▶ [Challenge]: Return, without pictures, the lines from the start of the data through the one that contains "113.6, 115.0, 116.4]".

▶ [Items from a data source]:
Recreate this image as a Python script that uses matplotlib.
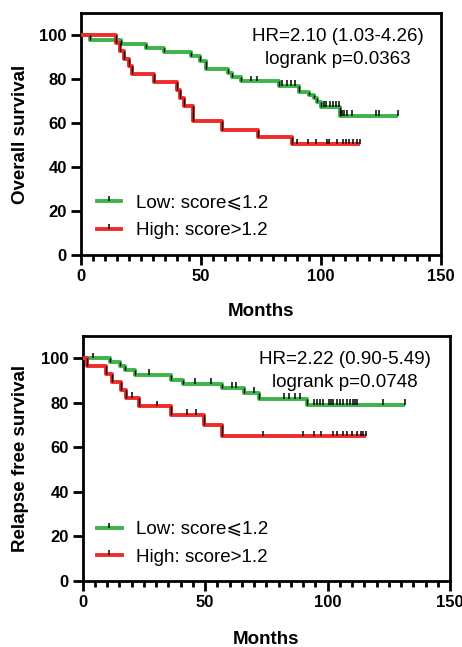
import matplotlib.pyplot as plt
from matplotlib.lines import Line2D
from matplotlib.ticker import MultipleLocator
import numpy as np

plt.rcParams["font.family"] = ["Liberation Sans", "DejaVu Sans"]

GREEN = "#3cb44a"
RED = "#f02b2b"

# Overall survival: event times (months) and survival (%) after each event
os_low_t = [4.0, 16.9, 27.3, 34.7, 46.1, 49.6, 52.3, 61.4, 63.0, 66.7,
            82.8, 91.1, 95.1, 97.2, 98.6, 100.1, 108.0]
os_low_s = [97.9, 96.0, 94.1, 92.3, 90.3, 88.3, 84.5, 82.7, 80.8, 78.9,
            76.8, 74.2, 72.7, 71.2, 69.7, 67.4, 63.4]
os_low_cens = [70.8, 73.3, 83.7, 85.8, 87.6, 89.3, 101.4, 102.2, 103.9, 105.3,
               106.4, 107.6, 108.7, 109.7, 110.8, 112.9, 123.0, 124.2, 132.3]

os_high_t = [14.8, 16.2, 17.9, 20.0, 21.4, 30.5, 40.3, 41.2, 43.0, 46.8,
             58.8, 74.0, 87.9]
os_high_s = [96.5, 92.9, 89.3, 85.7, 82.1, 78.6, 75.0, 71.4, 67.9, 60.7,
             56.9, 53.6, 50.3]
os_high_cens = [90.3, 94.8, 98.0, 102.5, 103.6, 106.6, 109.1, 110.5, 111.9,
                113.6, 115.0, 116.4]

# Relapse free survival
rfs_low_t = [11.0, 15.1, 17.1, 21.2, 36.2, 41.0, 56.9, 65.7, 71.9, 91.6]
rfs_low_s = [98.3, 96.4, 94.6, 92.6, 90.4, 88.4, 86.6, 84.4, 81.8, 79.2]
rfs_low_cens = [4.2, 27.1, 45.7, 52.3, 61.1, 62.5, 69.9, 82.4, 84.2, 86.8, 88.7,
                94.4, 95.5, 96.9, 98.0, 100.7, 101.3, 102.4, 104.0, 105.1,
                106.2, 108.1, 109.2, 110.3, 111.2, 112.2, 122.5, 131.6]

rfs_high_t = [1.6, 9.4, 12.1, 15.8, 17.6, 23.0, 35.9, 49.4, 57.0]
rfs_high_s = [96.6, 92.9, 89.3, 85.6, 82.1, 78.4, 74.6, 69.8, 64.9]
rfs_high_cens = [20.1, 30.5, 42.6, 46.4, 73.5, 90.1, 94.4, 97.2, 102.3, 103.7,
                 106.4, 107.8, 109.8, 111.9, 113.5, 114.6, 115.5]

labels = ["Low: score⩽1.2", "High: score>1.2"]
ylabels = ["Overall survival", "Relapse free survival"]
stats = [("HR=2.10 (1.03-4.26)", "logrank p=0.0363"),
         ("HR=2.22 (0.90-5.49)", "logrank p=0.0748")]


def km_curve(ax, times, surv, cens, color):
    t = np.concatenate([[0], times, [max(cens)]])
    s = np.concatenate([[100], surv, [surv[-1]]])
    ax.step(t, s, where="post", color=color, lw=2.8, zorder=3,
            solid_capstyle="butt")
    # thin dark marks on each drop
    prev = np.concatenate([[100], surv[:-1]])
    ax.vlines(times, surv, prev, color="black", lw=1.0, zorder=4)
    # censored observations
    idx = np.searchsorted(t, cens, side="right") - 1
    lvl = s[idx]
    ax.vlines(cens, lvl, lvl + 2.6, color="black", lw=1.1, zorder=4)


def style_axes(ax, ylabel, stat, lx, ly):
    ax.set_xlim(0, 150)
    ax.set_ylim(0, 110)
    ax.set_xticks([0, 50, 100, 150])
    ax.set_yticks([0, 20, 40, 60, 80, 100])
    ax.xaxis.set_minor_locator(MultipleLocator(5))
    ax.tick_params(which="major", length=7, width=2, labelsize=12, pad=3)
    ax.tick_params(axis="x", which="minor", length=4, width=2)
    for lab in ax.get_xticklabels() + ax.get_yticklabels():
        lab.set_fontweight("bold")
    for sp in ax.spines.values():
        sp.set_linewidth(2)
    ax.set_xlabel("Months", fontsize=13.5, fontweight="bold")
    ax.xaxis.set_label_coords(0.5, ly)
    ax.set_ylabel(ylabel, fontsize=13.5, fontweight="bold", va="center")
    ax.yaxis.set_label_coords(lx, 0.5)
    ax.text(107, 99.5, stat[0], fontsize=13.5, ha="center", va="center")
    ax.text(107, 89, stat[1], fontsize=13.5, ha="center", va="center")


fig = plt.figure(figsize=(4.62, 6.47), dpi=100)
ax1 = fig.add_axes([0.1747, 0.6059, 0.7792, 0.374])
ax2 = fig.add_axes([0.179, 0.1025, 0.795, 0.378])

km_curve(ax1, os_low_t, os_low_s, os_low_cens, GREEN)
km_curve(ax1, os_high_t, os_high_s, os_high_cens, RED)
km_curve(ax2, rfs_low_t, rfs_low_s, rfs_low_cens, GREEN)
km_curve(ax2, rfs_high_t, rfs_high_s, rfs_high_cens, RED)

style_axes(ax1, ylabels[0], stats[0], -0.167, -0.198)
style_axes(ax2, ylabels[1], stats[1], -0.169, -0.206)

for ax, (lx, ly) in [(ax1, (0.044, 0.157)), (ax2, (0.038, 0.153))]:
    handles = [
        Line2D([], [], color=c, lw=2.8, marker=[(0, 0), (0, 1)], markersize=7,
               markeredgecolor="black", markeredgewidth=1.1)
        for c in (GREEN, RED)
    ]
    ax.legend(handles, labels, loc="center left", bbox_to_anchor=(lx, ly),
              frameon=False, fontsize=13.5, handlelength=1.33,
              handletextpad=0.76, labelspacing=0.55, borderpad=0,
              borderaxespad=0, numpoints=1)

fig.savefig("out.png", dpi=100, facecolor="white")
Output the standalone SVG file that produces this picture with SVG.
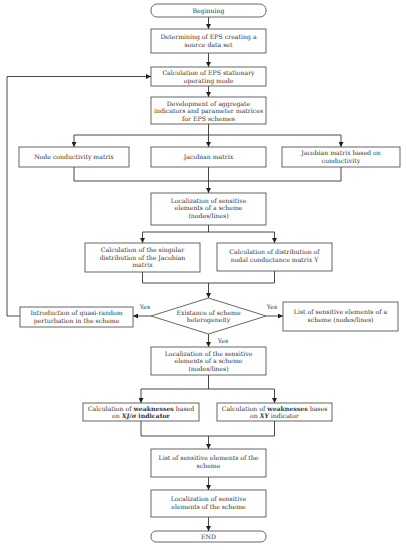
<svg xmlns="http://www.w3.org/2000/svg" width="406" height="550" viewBox="0 0 406 550">
<defs>
<marker id="ah" viewBox="0 0 6 6" refX="6" refY="3" markerWidth="5" markerHeight="5" markerUnits="userSpaceOnUse" orient="auto">
<path d="M0,0 L6,3 L0,6 z" fill="#222"/>
</marker>
<style>
.box{fill:#fff;stroke:#555;stroke-width:0.9}
.ln{fill:none;stroke:#333;stroke-width:0.9}
.ar{fill:none;stroke:#333;stroke-width:0.9;marker-end:url(#ah)}
text{font-family:"DejaVu Serif","Liberation Serif",serif;font-size:6.2px;fill:#333;text-anchor:middle}
.b{font-weight:bold}
.bi{font-weight:bold;font-style:italic}
</style>
</defs>
<rect width="406" height="550" fill="#fff"/>
<g id="connectors">
<line class="ar" x1="208.5" y1="17" x2="208.5" y2="29"/>
<line class="ar" x1="208.5" y1="53" x2="208.5" y2="67"/>
<line class="ar" x1="208.5" y1="86" x2="208.5" y2="97"/>
<line class="ln" x1="208.5" y1="124" x2="208.5" y2="135"/>
<line class="ln" x1="74" y1="135" x2="341" y2="135"/>
<line class="ar" x1="74" y1="135" x2="74" y2="147"/>
<line class="ar" x1="208.5" y1="135" x2="208.5" y2="147"/>
<line class="ar" x1="341" y1="135" x2="341" y2="147"/>
<polyline class="ln" points="74,167 74,181 341,181 341,167"/>
<line class="ln" x1="208.5" y1="167" x2="208.5" y2="181"/>
<line class="ar" x1="208.5" y1="181" x2="208.5" y2="193"/>
<line class="ln" x1="208.5" y1="225" x2="208.5" y2="232"/>
<line class="ln" x1="142.5" y1="232" x2="274.5" y2="232"/>
<line class="ar" x1="142.5" y1="232" x2="142.5" y2="243"/>
<line class="ar" x1="274.5" y1="232" x2="274.5" y2="243"/>
<polyline class="ln" points="142.5,272 142.5,283 274.5,283 274.5,271"/>
<line class="ar" x1="208.5" y1="283" x2="208.5" y2="298"/>
<line class="ar" x1="151" y1="316" x2="133" y2="316"/>
<polyline class="ar" points="20,316 7,316 7,76.5 151,76.5"/>
<line class="ar" x1="266" y1="316" x2="283" y2="316"/>
<line class="ar" x1="208.5" y1="334" x2="208.5" y2="347"/>
<line class="ln" x1="208.5" y1="375" x2="208.5" y2="389"/>
<line class="ln" x1="141" y1="389" x2="274.5" y2="389"/>
<line class="ar" x1="141" y1="389" x2="141" y2="403"/>
<line class="ar" x1="274.5" y1="389" x2="274.5" y2="403"/>
<polyline class="ln" points="141,421 141,436 274.5,436 274.5,421"/>
<line class="ar" x1="208.5" y1="436" x2="208.5" y2="449"/>
<line class="ar" x1="208.5" y1="477" x2="208.5" y2="490"/>
<line class="ar" x1="208.5" y1="517" x2="208.5" y2="531"/>
<text x="145" y="309">Yes</text>
<text x="272" y="309">Yes</text>
<text x="223" y="343">Yes</text>
</g>
<g id="n-begin"><rect class="box" x="151" y="4" width="115" height="13" rx="6"/><text x="208.5" y="12.8">Beginning</text></g>
<g id="n-determ"><rect class="box" x="151" y="29" width="115" height="24"/><text x="208.5" y="39">Determining of EPS creating a</text><text x="208.5" y="47">source data set</text></g>
<g id="n-calc-eps"><rect class="box" x="151" y="67" width="115" height="19"/><text x="208.5" y="75">Calculation of EPS stationary</text><text x="208.5" y="82.5">operating mode</text></g>
<g id="n-develop"><rect class="box" x="151" y="97" width="115" height="27"/><text x="208.5" y="105.5">Development of aggregate</text><text x="208.5" y="113">indicators and parameter matrices</text><text x="208.5" y="120.5">for EPS schemes</text></g>
<g id="n-node"><rect class="box" x="19" y="147" width="110" height="20"/><text x="74" y="159">Node conductivity matrix</text></g>
<g id="n-jac"><rect class="box" x="151" y="147" width="115" height="20"/><text x="208.5" y="159">Jacobian matrix</text></g>
<g id="n-jac-cond"><rect class="box" x="282" y="147" width="118" height="20"/><text x="341" y="155">Jacobian matrix based on</text><text x="341" y="162.5">conductivity</text></g>
<g id="n-local1"><rect class="box" x="151" y="193" width="115" height="32"/><text x="208.5" y="202.5">Localization of sensitive</text><text x="208.5" y="210">elements of a scheme</text><text x="208.5" y="217.5">(nodes/lines)</text></g>
<g id="n-singular"><rect class="box" x="85" y="243" width="115" height="29"/><text x="142.5" y="252">Calculation of the singular</text><text x="142.5" y="259.5">distribution of the Jacobian</text><text x="142.5" y="267">matrix</text></g>
<g id="n-nodal"><rect class="box" x="217" y="243" width="115" height="28"/><text x="274.5" y="254">Calculation of distribution of</text><text x="274.5" y="261.5">nodal conductance matrix Y</text></g>
<g id="n-exist"><polygon class="box" points="208.5,298 266,316 208.5,334 151,316"/><text x="208.5" y="314.5">Existance of scheme</text><text x="208.5" y="322">heterogeneity</text></g>
<g id="n-intro"><rect class="box" x="20" y="307" width="113" height="20"/><text x="76.5" y="315">Introduction of quasi-random</text><text x="76.5" y="322.5">perturbation in the scheme</text></g>
<g id="n-list1"><rect class="box" x="283" y="302" width="115" height="29"/><text x="340.5" y="314">List of sensitive elements of a</text><text x="340.5" y="321.5">scheme (nodes/lines)</text></g>
<g id="n-local2"><rect class="box" x="151" y="347" width="115" height="28"/><text x="208.5" y="355.5">Localization of the sensitive</text><text x="208.5" y="363">elements of a scheme</text><text x="208.5" y="370.5">(nodes/lines)</text></g>
<g id="n-weak1"><rect class="box" x="83" y="403" width="116" height="18"/><text x="141" y="410.5">Calculation of <tspan class="b">weaknesses</tspan> based</text><text x="141" y="418">on <tspan class="bi">XJ/σ</tspan> <tspan class="b">indicator</tspan></text></g>
<g id="n-weak2"><rect class="box" x="217" y="403" width="115" height="18"/><text x="274.5" y="410.5">Calculation of <tspan class="b">weaknesses</tspan> bases</text><text x="274.5" y="418">on <tspan class="bi">XY</tspan> indicator</text></g>
<g id="n-list2"><rect class="box" x="151" y="449" width="115" height="28"/><text x="208.5" y="460">List of sensitive elements of the</text><text x="208.5" y="467.5">scheme</text></g>
<g id="n-local3"><rect class="box" x="151" y="490" width="115" height="27"/><text x="208.5" y="501">Localization of sensitive</text><text x="208.5" y="508.5">elements of the scheme</text></g>
<g id="n-end"><rect class="box" x="151" y="531" width="115" height="11" rx="5"/><text x="208.5" y="538.8">END</text></g>
</svg>
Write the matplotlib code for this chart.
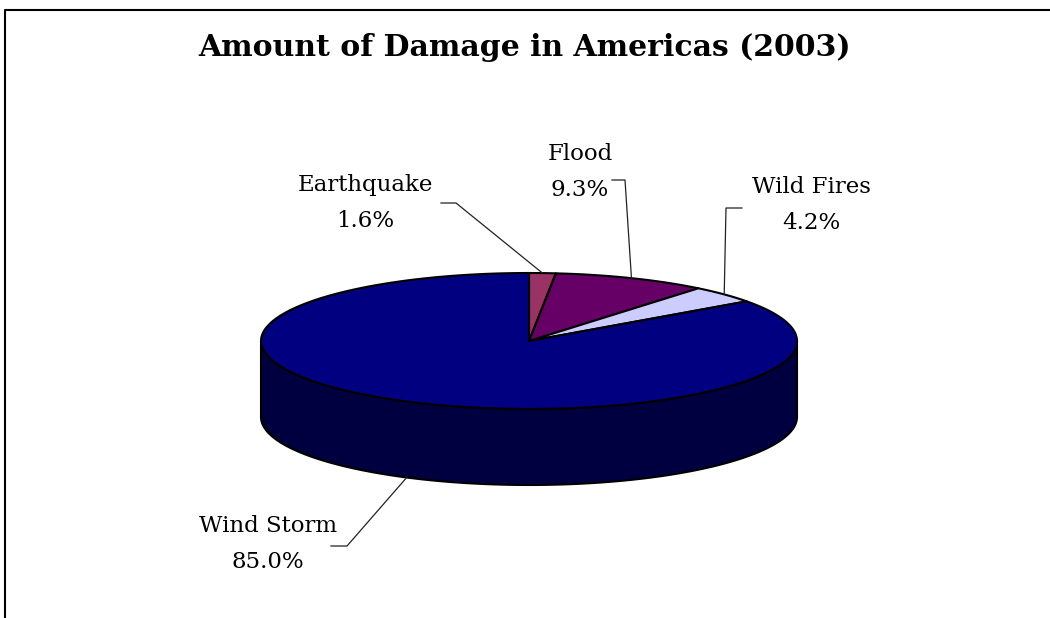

▶ [Reply to the exercise]:
Recreate this image as a Python script that uses matplotlib.
import matplotlib.pyplot as plt
from matplotlib.lines import Line2D
from matplotlib.ticker import MultipleLocator
import numpy as np

plt.rcParams["font.family"] = ["Liberation Sans", "DejaVu Sans"]

GREEN = "#3cb44a"
RED = "#f02b2b"

# Overall survival: event times (months) and survival (%) after each event
os_low_t = [4.0, 16.9, 27.3, 34.7, 46.1, 49.6, 52.3, 61.4, 63.0, 66.7,
            82.8, 91.1, 95.1, 97.2, 98.6, 100.1, 108.0]
os_low_s = [97.9, 96.0, 94.1, 92.3, 90.3, 88.3, 84.5, 82.7, 80.8, 78.9,
            76.8, 74.2, 72.7, 71.2, 69.7, 67.4, 63.4]
os_low_cens = [70.8, 73.3, 83.7, 85.8, 87.6, 89.3, 101.4, 102.2, 103.9, 105.3,
               106.4, 107.6, 108.7, 109.7, 110.8, 112.9, 123.0, 124.2, 132.3]

os_high_t = [14.8, 16.2, 17.9, 20.0, 21.4, 30.5, 40.3, 41.2, 43.0, 46.8,
             58.8, 74.0, 87.9]
os_high_s = [96.5, 92.9, 89.3, 85.7, 82.1, 78.6, 75.0, 71.4, 67.9, 60.7,
             56.9, 53.6, 50.3]
os_high_cens = [90.3, 94.8, 98.0, 102.5, 103.6, 106.6, 109.1, 110.5, 111.9,
                113.6, 115.0, 116.4]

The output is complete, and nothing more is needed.